Of course if you add enough disk drives, the processor once again becomes the bottleneck. As Alacritech CEO Larry Boucher puts it, nobody goes out and buys a new server until they have to, and they don’t have to until their current one runs out of CPU. Still, when it takes several hundred disk drives to push your processor to its limit, it’s hard to argue that there is a CPU problem. In the first decade of this century, it was common to hear data center managers expressing “I’ve got more CPU than I know what to do with.” This largely explains the massive adoption of server virtualization to harness those excess CPU cycles. As long as processor speeds were increasing exponentially, and storage was still, by and large, spinning mechanical platters, it was easy to assume that this growing disparity in performance between processor and storage would continue forever. But it didn’t.
Enter Flash Memory
Lurking in the background since the 70s was solid state storage – a technology that had been far too expensive, too small, and too impractical for widespread use. By 2009, however, companies were demonstrating 1TB flash drives. Solid state drives have a random access time that is roughly 200 times faster than that of a spinning disk, and they are now cheap enough to cache the entire working set of a server.
In a relative instant, the world had changed. The trajectory of processor performance relative to disk performance, something that had remained relatively constant for decades, got turned upside down, and the processor, which everyone had come to take for granted, had now become the bottleneck again. A serious bottleneck.
Larry Boucher and a handful of ex-Auspex engineers founded Alacritech to solve the problem of the network processor CPU bottleneck. We invented dynamic TCP offload to solve it, and have spent the years since creating new ways to further optimize network processing and alleviate the system CPU bottleneck. Now, with the prevalence of flash, these inventions have become invaluable.
How Big a Bottleneck Has the Processor Become?
To illustrate this, we ran a modified mix of a well-known benchmark against two systems — one system running ANX bridge software and the other running Linux CentOS version 6.4. The hardware platform in these two systems was identical, except the Linux system was equipped with Intel 82598 10 gigabit Ethernet adapters, while the ANX system was equipped with Alacritech 10 gigabit Ethernet TCP offload engine (TOE) adapters.
Otherwise, the systems included:
- 2 Quad-core Intel Xeon processors running at 2.27GHz
- 96GB of DRAM
- 20 SATA 6-GbpS 400GB SSDs
In the case of Linux, the 20 SS drives were configured with RAID 0, and a single EXT4 filesystem.
The benchmark consisted of a mix of read and read-metadata operations as follows:
- READ – 22%
- GETATTR – 33%
- LOOKUP – 30%
- ACCESS – 14%
- READLINK – 1%
The results of this test were stunning. The Linux system, equipped with SSDs, was able to achieve an impressive 174k operations per second before saturating the CPU. Running our ANX software and equipped with our network accelerator adapters, we were able to achieve 810k operations per second, at which point we saturated the four 10GbE networks. More impressive still was that the processors in the system were only 35% busy at that peak throughput.

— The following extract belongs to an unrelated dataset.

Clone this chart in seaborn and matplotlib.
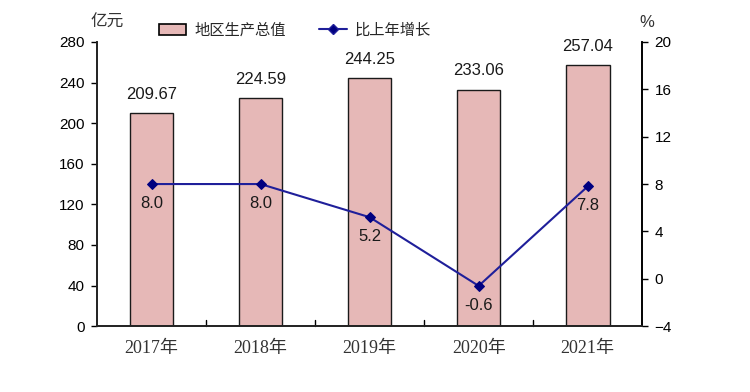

This isn’t just an issue of performance. The cost of flash technology has dropped substantially in recent years, and will continue to do so, but it is still by far the most expensive component in this system. Clearly, spending that kind of money for SSDs and then realizing less than 25% of its performance capabilities is foolish at best.
You might ask — why not simply add more processors? The answer is Amdahl’s Law. Amdahl’s Law predicts the amount of performance improvement that can be realized by adding processors based on the portion of a program that can be parallelized. This law shows that as processors are added, performance benefits fall off very quickly even when there is only a small amount of processing that cannot be parallelized — and with NAS, there is a fair amount of processing that cannot be parallelized. Historically speaking, most NAS systems can’t take advantage of more than eight processor cores before they hit the point of diminishing returns.
To address this issue, many NAS providers have turned to scale-out solutions instead. To be sure, scale-out solutions have tremendous value, but it comes at a price. There is the obvious initial cost of additional platform hardware, but also the downstream cost of power, cooling and footprint. Lastly, there is a latency penalty as well, due to the amount of interaction that has to occur between nodes in a scale-out cluster. Put more simply, surely it makes more sense to achieve the 800k Ops/S above using a single system than it does with more than four systems.
The solution to this processor bottleneck is not the brute force addition of processors or the ganging up of multiple systems, but rather a more intelligent approach to NAS processing that makes systems work more efficiently. So to return to the question: How big of a bottleneck has the processor become? Well in this case, thanks to solid-state drives, the processor has held the system performance back by more than a factor of four — a very big bottleneck indeed. We are no longer in an era of CPU-to-spare, and as flash continues to become more affordable, network acceleration technology plays a critical role in maximizing the performance of network-attached storage systems.
Peter Craft is co-founder and systems architect at Alacritech.